The assessment is not even convinced the plan will work, saying

“dependent on the deterrent effect achieved, there could be fewer individuals undertaking hazardous and unnecessary journeys”.

As I said last time we debated the issue, we are united in wanting to bring these dangerous crossings to an end, but it is clear the Government themselves do not have confidence that the plan will work, which is why nobody was surprised by recent news reports that the Prime Minister was not convinced by it either.

Instead of facing up to the Government’s failures on immigration, we are presented with this hugely costly distraction. The Chairs of the Home Affairs Committee and the Public Accounts Committee have had to drag out of witnesses the fact that even more money will be spent on the plan in years to come. In December, the permanent secretary at the Home Office told the Public Accounts Committee that he could not confirm any future funding had been agreed for Rwanda, and I heard the Minister say in his opening remarks that the Government of Rwanda asked for no money and no money was offered.
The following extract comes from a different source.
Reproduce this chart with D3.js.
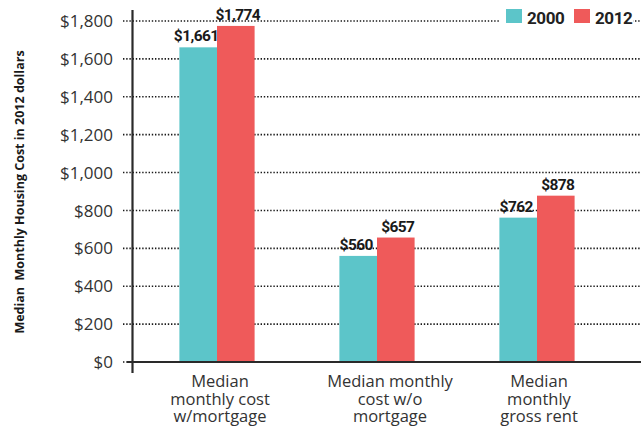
<!DOCTYPE html>
<html>
<head>
<meta charset="utf-8">
<script src="https://cdn.jsdelivr.net/npm/d3@7"></script>
<style>
  body { margin: 0; background: #fff; }
  svg { display: block; }
</style>
</head>
<body>
<div id="chart"></div>
<script>
const categories = [
  ["Median", "monthly cost", "w/mortgage"],
  ["Median monthly", "cost w/o", "mortgage"],
  ["Median", "monthly", "gross rent"]
]
const series = ["2000", "2012"]
const values2000 = [1661, 560, 762]
const values2012 = [1774, 657, 878]
const yTicks = [0, 200, 400, 600, 800, 1000, 1200, 1400, 1600, 1800]
const colors = ["#5cc5c9", "#ef5a5a"]

const W = 641, H = 431
const svg = d3.select("#chart").append("svg")
    .attr("width", W).attr("height", H)

const y = d3.scaleLinear().domain([0, 1800]).range([362, 21])
const x0 = d3.scaleBand().domain(d3.range(categories.length))
    .range([137, 617]).paddingInner(0.53).paddingOuter(0.265)
const x1 = d3.scaleBand().domain(series).range([0, x0.bandwidth()])

const fmt = d => "$" + d3.format(",")(d)

// dotted grid lines
svg.append("g")
  .selectAll("line")
  .data(yTicks)
  .join("line")
    .attr("x1", 123).attr("x2", 641)
    .attr("y1", d => y(d)).attr("y2", d => y(d))
    .attr("stroke", "#1a1a1a")
    .attr("stroke-width", 1.6)
    .attr("stroke-dasharray", "1.4,1.8")

// y tick labels
svg.append("g")
  .selectAll("text")
  .data(yTicks)
  .join("text")
    .attr("x", 113).attr("y", d => y(d))
    .attr("dy", "0.36em")
    .attr("text-anchor", "end")
    .attr("font-family", "Open Sans")
    .attr("font-size", 17)
    .attr("fill", "#333")
    .text(fmt)

// bars
const rows = categories.map((c, i) => [values2000[i], values2012[i]])
const groups = svg.append("g")
  .selectAll("g")
  .data(rows)
  .join("g")
    .attr("transform", (d, i) => `translate(${x0(i)},0)`)

groups.selectAll("rect")
  .data(d => d.map((v, j) => ({v, s: series[j], j})))
  .join("rect")
    .attr("x", d => x1(d.s))
    .attr("y", d => y(d.v))
    .attr("width", x1.bandwidth())
    .attr("height", d => y(0) - y(d.v))
    .attr("fill", d => colors[d.j])

groups.selectAll("text")
  .data(d => d.map((v, j) => ({v, s: series[j], j})))
  .join("text")
    .attr("x", d => x1(d.s) + x1.bandwidth() / 2 + (d.j === 0 ? -2 : 2))
    .attr("y", d => y(d.v) - 6)
    .attr("text-anchor", "middle")
    .attr("font-family", "Roboto")
    .attr("font-weight", "bold")
    .attr("font-size", 15.5)
    .attr("letter-spacing", -0.6)
    .attr("fill", "#1a1a1a")
    .text(d => fmt(d.v))

// axes lines
svg.append("line")
    .attr("x1", 132.5).attr("x2", 132.5).attr("y1", 10).attr("y2", 373)
    .attr("stroke", "#2a2a2a").attr("stroke-width", 2.2)
svg.append("line")
    .attr("x1", 127).attr("x2", 641).attr("y1", y(0)).attr("y2", y(0))
    .attr("stroke", "#2a2a2a").attr("stroke-width", 2)

// category labels, one text per line
const labelLines = categories.flatMap((lines, i) =>
  lines.map((t, k) => ({t, i, k})))
svg.append("g")
  .selectAll("text")
  .data(labelLines)
  .join("text")
    .attr("x", d => x0(d.i) + x0.bandwidth() / 2 + (d.i === 1 ? 13 : d.i === 2 ? 2 : 3))
    .attr("y", d => 387 + d.k * 17.5)
    .attr("text-anchor", "middle")
    .attr("font-family", "Open Sans")
    .attr("font-size", 16.5)
    .attr("fill", "#333")
    .text(d => d.t)

// y axis title
svg.append("text")
    .attr("transform", "translate(24,192) rotate(-90)")
    .attr("text-anchor", "middle")
    .attr("font-family", "Open Sans")
    .attr("font-weight", "bold")
    .attr("font-size", 12.5)
    .attr("fill", "#1a1a1a")
    .attr("xml:space", "preserve")
    .text("Median  Monthly Housing Cost in 2012 dollars")

// legend, with a white backing that breaks the top grid line
const legend = svg.append("g")
legend.append("rect")
    .attr("x", 499).attr("y", 4).attr("width", 134).attr("height", 26)
    .attr("fill", "#fff")
const lx = [506, 574]
series.forEach((s, i) => {
  legend.append("rect")
      .attr("x", lx[i]).attr("y", 9).attr("width", 16).attr("height", 14)
      .attr("fill", colors[i])
  legend.append("text")
      .attr("x", lx[i] + 21).attr("y", 23.5)
      .attr("font-family", "Roboto")
      .attr("font-weight", "bold")
      .attr("font-size", 17)
      .attr("letter-spacing", -0.4)
      .attr("fill", "#222")
      .text(s)
})
</script>
</body>
</html>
That means either the funding for future years was already agreed in advance, or we are not sending any further money to Rwanda. In either case, it would be easiest for the Government to simply confirm one way or another what funding is being sent.

These are, of course, only the costs we know about. Aside from the financial cost, there is a broader cost to this absurd plan: a moral cost. The Home Office’s own statistics show that at least six out of 10 of those who made the dangerous channel crossing to the UK last year would be recognised as refugees, and would therefore be given asylum in this country, meaning the plan will not tackle that particular problem, and it does not deal with the criminal gangs who are exploiting these vulnerable people in the first place.
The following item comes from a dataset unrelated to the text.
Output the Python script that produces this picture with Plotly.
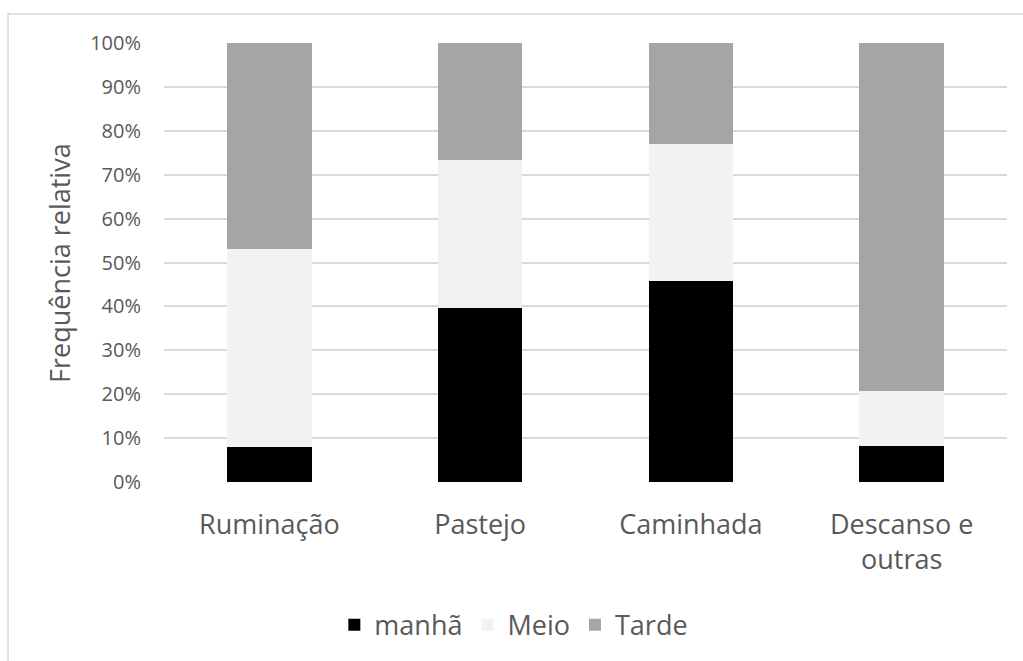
import plotly.graph_objects as go

# Relative frequency of each behaviour by period of the day
categories = ["Ruminação", "Pastejo", "Caminhada", "Descanso e<br>outras"]
manha = [0.080, 0.397, 0.458, 0.083]
meio = [0.450, 0.337, 0.312, 0.124]
tarde = [0.470, 0.266, 0.230, 0.793]

series = [
    ("manhã", manha, "#000000"),
    ("Meio", meio, "#F2F2F2"),
    ("Tarde", tarde, "#A5A5A5"),
]

fig = go.Figure()
for name, vals, color in series:
    fig.add_trace(go.Bar(
        name=name, x=categories, y=vals,
        marker=dict(color=color, line=dict(color=color, width=0)),
    ))

text_color = "#595959"
font_family = "Open Sans, Noto Sans, sans-serif"

fig.update_layout(
    width=1023, height=661,
    barmode="stack", bargap=0.6,
    paper_bgcolor="white", plot_bgcolor="white",
    margin=dict(l=164, r=16, t=43, b=179),
    font=dict(family=font_family, color=text_color),
    xaxis=dict(
        showgrid=False, showline=False, ticks="",
        tickfont=dict(size=27, color=text_color),
        ticklabelstandoff=24,
    ),
    yaxis=dict(
        range=[0, 1], tickvals=[i / 10 for i in range(11)],
        tickformat=".0%", showgrid=True, gridcolor="#D9D9D9", gridwidth=1.5,
        zeroline=False, showline=False, ticks="",
        tickfont=dict(size=20, color=text_color),
        ticklabelstandoff=22,
    ),
    legend=dict(
        orientation="h", x=0.415, xanchor="center", y=-0.326, yanchor="middle",
        font=dict(size=27, color=text_color), traceorder="normal",
        itemwidth=30,
    ),
    showlegend=True,
)

# Y axis title
fig.add_annotation(
    text="Frequência relativa", xref="paper", yref="paper",
    x=-0.124, y=0.5, textangle=-90, showarrow=False,
    font=dict(size=27, color=text_color), xanchor="center", yanchor="middle",
)

# Chart frame
fig.add_shape(
    type="rect", xref="paper", yref="paper",
    x0=-0.185, y0=-0.6, x1=1.2, y1=1.066,
    line=dict(color="#D9D9D9", width=1.5), fillcolor="rgba(0,0,0,0)",
    layer="below",
)

fig.write_html("out.html")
There is also a cost to Britain’s standing in the world and a diminishing of the sense that we follow the rule of law. Now we simply pass laws saying that one thing is true, even if it is not. No doubt, a flurry of amendments are being drafted as we speak ahead of next week’s debate. The agreement we have seen on the Government Benches today will disappear by Tuesday, when we will see the Bill back before us and it may not even pass.

As unpalatable as I find the legislation, I cannot understand why there is no transparency for those Government Members who support it. If they believe in this policy, if it is a rock-solid proposal that presents good value for money and if the costs are already written down somewhere, as we know they are, why not just tell us what they are? The least this Government should do today, with no effort whatsoever, is release the financial costs to the public, so that we know how much of our taxpayers’ money is being spent.